St. David's is very diverse. There is a sprinkle of a lot of ethnic groups. I would guess that the most predominate group is probably hispanic. It certainly isn't all white like Corpus Christi was when I was growing up. Times have changed.
Classes are small at St. David's. It's got low enrollment, which probably makes classroom management much easier and allows the kids to have more individualized attention...which is just fine with me.
There's a lot of tradition in the St. David community. I live and work in the community and I find that all the alumnus I talk to about St. David's remember it fondly. It's probably past it's hey day....but it's traditions linger. My son looks forward to the traditions. I think we'll be at St. David's for a while.
Feel free to contact me if you want to talk more.
Pleasantly surprised... judy
You might want to consider St. Jerome in El Cerrito - it's a great school. I find it to be academically stong, very diverse and religion is taught daily at all grade levels.

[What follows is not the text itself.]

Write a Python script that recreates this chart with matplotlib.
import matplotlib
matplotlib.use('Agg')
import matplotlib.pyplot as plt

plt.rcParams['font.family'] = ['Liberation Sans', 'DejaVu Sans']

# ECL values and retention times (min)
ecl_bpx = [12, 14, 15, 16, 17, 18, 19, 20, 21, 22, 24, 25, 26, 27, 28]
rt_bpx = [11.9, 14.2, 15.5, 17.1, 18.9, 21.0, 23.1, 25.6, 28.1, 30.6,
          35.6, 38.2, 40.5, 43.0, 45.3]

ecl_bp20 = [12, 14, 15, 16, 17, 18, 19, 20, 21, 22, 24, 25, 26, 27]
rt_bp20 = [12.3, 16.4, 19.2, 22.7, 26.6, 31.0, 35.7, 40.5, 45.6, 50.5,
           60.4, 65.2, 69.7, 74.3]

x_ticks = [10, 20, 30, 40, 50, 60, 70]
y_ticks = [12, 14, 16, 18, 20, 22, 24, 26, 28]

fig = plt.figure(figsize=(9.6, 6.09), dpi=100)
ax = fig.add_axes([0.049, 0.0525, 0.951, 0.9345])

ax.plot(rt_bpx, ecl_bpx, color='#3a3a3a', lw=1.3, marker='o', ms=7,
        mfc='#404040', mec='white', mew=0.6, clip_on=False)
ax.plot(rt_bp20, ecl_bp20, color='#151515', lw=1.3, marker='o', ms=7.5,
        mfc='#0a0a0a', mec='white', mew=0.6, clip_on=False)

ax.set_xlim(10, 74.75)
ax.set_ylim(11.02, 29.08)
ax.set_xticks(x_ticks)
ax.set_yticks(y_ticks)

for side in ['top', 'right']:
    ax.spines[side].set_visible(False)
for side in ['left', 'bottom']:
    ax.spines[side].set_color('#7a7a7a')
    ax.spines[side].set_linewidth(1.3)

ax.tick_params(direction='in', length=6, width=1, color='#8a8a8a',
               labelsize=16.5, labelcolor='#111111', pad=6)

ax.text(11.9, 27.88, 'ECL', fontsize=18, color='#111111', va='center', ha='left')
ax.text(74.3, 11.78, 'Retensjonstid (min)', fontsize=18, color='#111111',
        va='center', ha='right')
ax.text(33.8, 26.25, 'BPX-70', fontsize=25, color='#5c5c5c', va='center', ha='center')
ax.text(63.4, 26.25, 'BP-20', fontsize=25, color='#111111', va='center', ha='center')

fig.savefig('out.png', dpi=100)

The school is hosting an Open House on Sunday, January 29 beginning with Mass at 9:00 led by the Student Council followed by the actual open house from 10-12:00. That would be a great way for you to explore the school. Otherwise, call to schedule a tour 510-525-9484 http://stjeromecatholicschool.org/
Good Luck! St. Jerome Parent
Dear Happy Catholic,
There is the St. John the Baptist School , San Pablo Ave., in El Cerrito, just beside the St. John Church. Another landmark is the El Cerrito Post Office just across it.. Going north along San Pablo Ave., El Cerrito, it's on your right with the Bank of the WEst as another landmark. The school has a diverse student population and is owned by the Church.
Another school that you can check out is the St. Jerome Catholic School along Colusa Ave., Berkeley/El Cerrito boundary.

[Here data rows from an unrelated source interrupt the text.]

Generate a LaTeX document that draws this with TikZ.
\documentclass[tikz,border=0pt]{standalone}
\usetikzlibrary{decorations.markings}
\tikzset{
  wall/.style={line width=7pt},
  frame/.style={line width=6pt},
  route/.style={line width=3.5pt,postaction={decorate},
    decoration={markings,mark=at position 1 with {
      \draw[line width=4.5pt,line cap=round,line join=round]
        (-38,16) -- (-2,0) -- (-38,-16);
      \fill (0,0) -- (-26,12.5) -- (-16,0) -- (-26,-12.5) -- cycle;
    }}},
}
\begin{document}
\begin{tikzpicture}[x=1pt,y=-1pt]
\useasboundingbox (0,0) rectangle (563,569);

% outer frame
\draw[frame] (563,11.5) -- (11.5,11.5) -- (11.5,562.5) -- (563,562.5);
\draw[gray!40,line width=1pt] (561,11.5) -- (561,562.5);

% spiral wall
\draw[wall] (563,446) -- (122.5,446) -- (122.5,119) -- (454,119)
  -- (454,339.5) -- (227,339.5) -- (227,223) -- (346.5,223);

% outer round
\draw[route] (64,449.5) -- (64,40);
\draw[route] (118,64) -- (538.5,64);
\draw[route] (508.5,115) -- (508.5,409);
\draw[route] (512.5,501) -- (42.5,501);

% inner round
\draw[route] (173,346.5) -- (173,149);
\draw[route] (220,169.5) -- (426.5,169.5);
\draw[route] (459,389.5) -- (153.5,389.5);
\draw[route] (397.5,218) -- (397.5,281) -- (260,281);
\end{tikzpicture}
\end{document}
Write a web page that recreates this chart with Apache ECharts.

I hope the above information will help. Good luck!
I am a gay parent looking into eventually sending my now 7th grader to a Catholic high school. I just swichted my daughter from a BUSD middle school because (among other reasons) she was hanging with a pretty homophobic crowd. Am hoping that the smaller, private middle school she will attend next year will make it easier for her to to be out as the child of a gay parent. (Not for my sake but so she can feel safe sharing her full self with those around her). The private high school offerings look very limited ... And surprisingly I find myself more attracted to St. Mary's and Bishop O'Dowd than the secular schools. Am I insane? Do people have experience with how these schools handle LGBTQ issues for their students and parents? A Berkeley Mom
St. Mary's is a very accepting high school. My child graduated from there and came out senior year. There were other gay students at the school at that time as well. The school teaches tolerance and acceptance of one another. Our child had a fantastic high school experience at St. Mary's. St. Mary's supporter
Holy Names High School - all girls, small classes, outstanding academics, and incredibly diverse for the size (economically, racially, religiously and socially).

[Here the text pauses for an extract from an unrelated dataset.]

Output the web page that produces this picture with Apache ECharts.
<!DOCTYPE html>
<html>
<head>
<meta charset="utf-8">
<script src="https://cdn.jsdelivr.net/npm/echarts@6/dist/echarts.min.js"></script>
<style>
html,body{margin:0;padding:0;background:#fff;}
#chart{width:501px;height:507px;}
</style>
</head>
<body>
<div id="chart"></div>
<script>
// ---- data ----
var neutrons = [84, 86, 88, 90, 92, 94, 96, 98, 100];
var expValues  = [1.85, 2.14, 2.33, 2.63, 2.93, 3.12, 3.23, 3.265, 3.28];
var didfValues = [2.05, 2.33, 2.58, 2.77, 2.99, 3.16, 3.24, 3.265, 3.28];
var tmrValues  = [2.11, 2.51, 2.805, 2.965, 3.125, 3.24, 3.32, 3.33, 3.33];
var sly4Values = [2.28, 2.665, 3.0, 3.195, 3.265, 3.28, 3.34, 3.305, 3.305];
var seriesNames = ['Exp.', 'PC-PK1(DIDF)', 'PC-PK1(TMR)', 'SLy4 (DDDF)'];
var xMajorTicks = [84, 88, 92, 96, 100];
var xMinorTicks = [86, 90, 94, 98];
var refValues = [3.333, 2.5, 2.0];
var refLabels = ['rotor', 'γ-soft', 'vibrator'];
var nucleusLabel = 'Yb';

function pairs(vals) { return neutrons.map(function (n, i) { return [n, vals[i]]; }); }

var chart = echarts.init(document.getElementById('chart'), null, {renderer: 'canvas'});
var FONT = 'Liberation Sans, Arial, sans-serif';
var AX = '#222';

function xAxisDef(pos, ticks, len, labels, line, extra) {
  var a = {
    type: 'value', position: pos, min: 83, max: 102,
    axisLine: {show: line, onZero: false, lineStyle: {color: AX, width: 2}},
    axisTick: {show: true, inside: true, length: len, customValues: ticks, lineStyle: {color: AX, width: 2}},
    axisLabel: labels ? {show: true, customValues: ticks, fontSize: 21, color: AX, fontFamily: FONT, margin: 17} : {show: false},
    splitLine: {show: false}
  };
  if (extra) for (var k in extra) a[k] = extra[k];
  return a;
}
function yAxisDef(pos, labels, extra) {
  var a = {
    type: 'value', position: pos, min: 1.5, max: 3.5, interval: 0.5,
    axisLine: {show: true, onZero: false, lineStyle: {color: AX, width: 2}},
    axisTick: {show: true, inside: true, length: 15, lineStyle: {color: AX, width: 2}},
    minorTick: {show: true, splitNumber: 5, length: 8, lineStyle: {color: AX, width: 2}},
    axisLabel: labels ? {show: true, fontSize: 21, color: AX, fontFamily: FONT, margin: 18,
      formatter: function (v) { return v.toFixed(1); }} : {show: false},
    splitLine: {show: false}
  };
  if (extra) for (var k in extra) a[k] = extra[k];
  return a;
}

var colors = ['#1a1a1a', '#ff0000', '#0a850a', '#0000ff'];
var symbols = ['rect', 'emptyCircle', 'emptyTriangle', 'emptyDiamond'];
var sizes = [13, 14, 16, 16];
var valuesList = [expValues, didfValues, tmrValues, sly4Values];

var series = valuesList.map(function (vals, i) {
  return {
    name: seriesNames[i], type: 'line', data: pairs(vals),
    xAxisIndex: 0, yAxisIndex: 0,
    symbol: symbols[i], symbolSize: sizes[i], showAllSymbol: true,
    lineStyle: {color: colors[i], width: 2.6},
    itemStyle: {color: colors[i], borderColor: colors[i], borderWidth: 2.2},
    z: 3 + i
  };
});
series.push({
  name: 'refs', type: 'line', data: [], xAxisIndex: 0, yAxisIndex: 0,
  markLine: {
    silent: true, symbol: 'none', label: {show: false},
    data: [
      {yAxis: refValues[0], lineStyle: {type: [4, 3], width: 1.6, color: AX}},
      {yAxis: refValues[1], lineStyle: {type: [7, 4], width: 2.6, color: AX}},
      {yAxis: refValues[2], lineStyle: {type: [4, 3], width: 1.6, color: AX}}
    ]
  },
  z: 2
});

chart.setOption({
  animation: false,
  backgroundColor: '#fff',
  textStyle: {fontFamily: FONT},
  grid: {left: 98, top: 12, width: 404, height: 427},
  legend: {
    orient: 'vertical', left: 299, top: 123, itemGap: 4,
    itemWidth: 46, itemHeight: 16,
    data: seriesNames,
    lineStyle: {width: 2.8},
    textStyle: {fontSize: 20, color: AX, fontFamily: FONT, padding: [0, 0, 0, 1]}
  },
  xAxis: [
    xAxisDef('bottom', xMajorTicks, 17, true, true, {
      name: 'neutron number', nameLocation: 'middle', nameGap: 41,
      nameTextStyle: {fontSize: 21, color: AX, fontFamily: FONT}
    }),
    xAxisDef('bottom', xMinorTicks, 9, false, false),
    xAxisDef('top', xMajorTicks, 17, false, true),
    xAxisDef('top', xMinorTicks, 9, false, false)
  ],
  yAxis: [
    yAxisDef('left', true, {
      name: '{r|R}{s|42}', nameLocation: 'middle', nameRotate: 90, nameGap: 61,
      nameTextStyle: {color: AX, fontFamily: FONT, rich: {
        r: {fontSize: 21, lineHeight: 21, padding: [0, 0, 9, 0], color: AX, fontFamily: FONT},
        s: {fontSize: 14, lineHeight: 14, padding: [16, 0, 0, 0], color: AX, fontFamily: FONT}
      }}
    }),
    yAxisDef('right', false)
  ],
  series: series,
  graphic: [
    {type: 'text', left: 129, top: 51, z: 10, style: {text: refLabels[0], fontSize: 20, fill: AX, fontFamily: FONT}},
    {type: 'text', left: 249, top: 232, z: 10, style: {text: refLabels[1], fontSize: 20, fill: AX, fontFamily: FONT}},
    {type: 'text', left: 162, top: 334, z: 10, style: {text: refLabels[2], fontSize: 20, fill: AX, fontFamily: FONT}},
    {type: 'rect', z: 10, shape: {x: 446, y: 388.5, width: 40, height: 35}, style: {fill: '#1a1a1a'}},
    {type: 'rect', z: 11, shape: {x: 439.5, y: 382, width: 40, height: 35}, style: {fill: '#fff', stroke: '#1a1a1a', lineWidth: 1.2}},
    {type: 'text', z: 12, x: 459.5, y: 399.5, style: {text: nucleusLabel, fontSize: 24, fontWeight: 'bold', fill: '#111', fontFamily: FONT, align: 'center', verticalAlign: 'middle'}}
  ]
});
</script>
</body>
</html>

We are a Jewish family and have been incredibly supported, do not feel awkward at all and think it is a great educational environment (nurturing but challenging). There are a number of LGBT families as well as girls who seem comfortable expressing their sexuality as it works for them.. maggie
My son will start at Saint Joseph Notre Dame in Alameda this fall. I know they have many social/activity groups and one of them is a gay support group. One parent I talked to said she thinks they are openminded about the issue. I will know better once my kid is going there, and would be happy to let you know what I think. I sure hope they support all their students, whatever their sexual orientation. anon
I completely understand your concerns. Saint Joseph Notre Dame High School in Alameda, where my two sons go to school,was recognized this year for the efforts of the gay and straight student alliance to make sure all students feel safe and comfortable on campus.
One student in particular, Kelsey Johnson, was honored for her efforts, and she was named the PG PrideNetwork Scholar, earning a $5,000 scholarship for her anti-bullying efforts at SJND. She founded the alliance, called The Us's, which has organized a Day of Silence and raised money for the Trevor Project at SJND.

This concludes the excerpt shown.